Tekad Belanda ini juga didasari bahwa mereka telah berpengalaman dalam berperang terutama menyerang pejuang yang berada di dalam benteng. Lagi pula pada saat yang genting ini telah datang pula bala bantuan dari Kutaraja pada tanggal 14 Mei 1904 dengan kekuatan 2 Brigade di bawah komando Letnan Braam Morris. Ditambah lagi usaha kurir Belanda membujuk pejuang untuk bekerja sama dengan Belanda ada hasilnya. Reje Cik Djeber pemimpin benteng Penosan yang berhasil meloloskan diri, demikian juga Reje Rema telah menyerah kepada Belanda.
Setelah semua persiapan menyerang rampung, lalu dikeluarkanlah secara remi ultimatum kepada rakyat Gayo di benteng Tampeng untuk menyerah kepada Belanda. Ultimatum ini diberikan batas waktu selama 7 hari. Pilihan ada 2, menyerah atau perang. Jangka waktu berlalu, rakyat Gayo di benteng Tampeng sepakat memilih perang. Mula-mula terjadi pecah kongsi, sebagian pejuang ada yang ingin menyerah saja. Di saat seperti inilah muncul seorang srikandi Dimus yang membakar semangat pejuang. Lebih baik mati daripada menyerah.

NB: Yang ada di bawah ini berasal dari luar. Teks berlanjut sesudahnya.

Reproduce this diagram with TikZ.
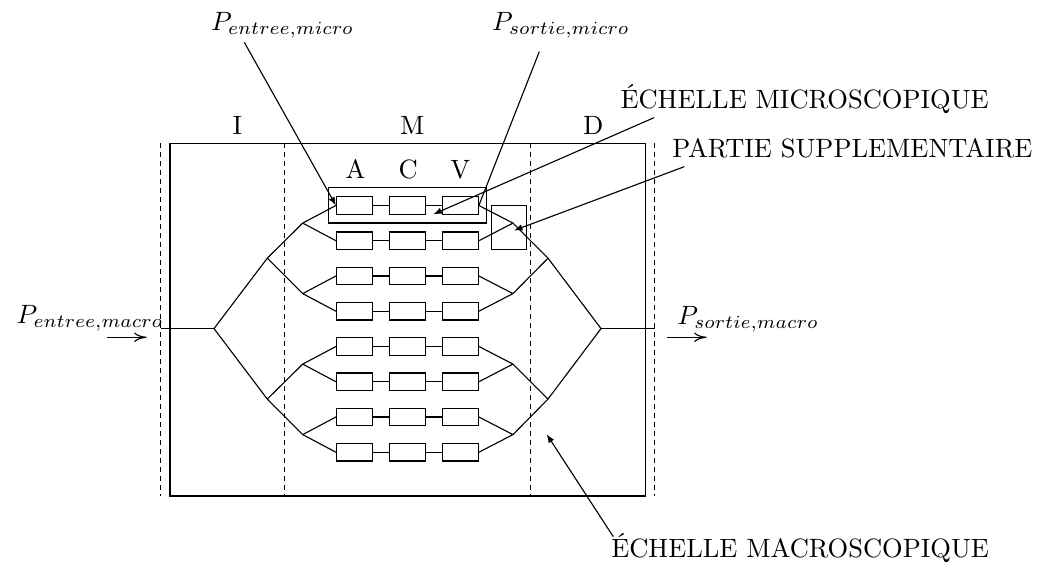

Berhubung sikap keras itu, maka pada tanggal 17 Mei 1904, Van Daalen mengeluarkan perintah untuk menyerang benteng Tampeng. Penyerbuan dilakukan dengan mengerahkan 10 Brigade pasukan marsose ditambah pasukan infantry bala bantuan dari Kutaraja dan Kuala Simpang. 3 Brigade dipimpin oleh Kapten Scheepens dibantu oleh Letnan Winter. 3 Brigade dipimpin oleh Letnan Watrin dibantu oleh Letnan Braam Morris. 3 Brigade dipimpin oleh Letnan Christoffel yang bertugas sebagai pembantu bagian selatan bersama 4 seksi di bawah komando Kapten De Graaf lengkap dengan dokter, ambulans dan 250 orang hukuman. Penyerangan dimulai. Didahului oleh pasukan penggempur marsose. Pasukan ini maju secara diam-diam tanpa dilindungi tembakan. Ada kabar bahwa benteng ditinggalkan oleh penghuninya pada malam hari. Ternyata kabar ini tidak benar. Begitu Belanda mendekat, begitu pejuang menhujaninya dengan tembakan semburan api yang hebat, lemparan batu, ali-ali, penyemprotan air cabe dan lain-lain dari dalam benteng, semburan api dan semprotan air cabe ini lebih hebat dari benteng-benteng lain sebelumnya.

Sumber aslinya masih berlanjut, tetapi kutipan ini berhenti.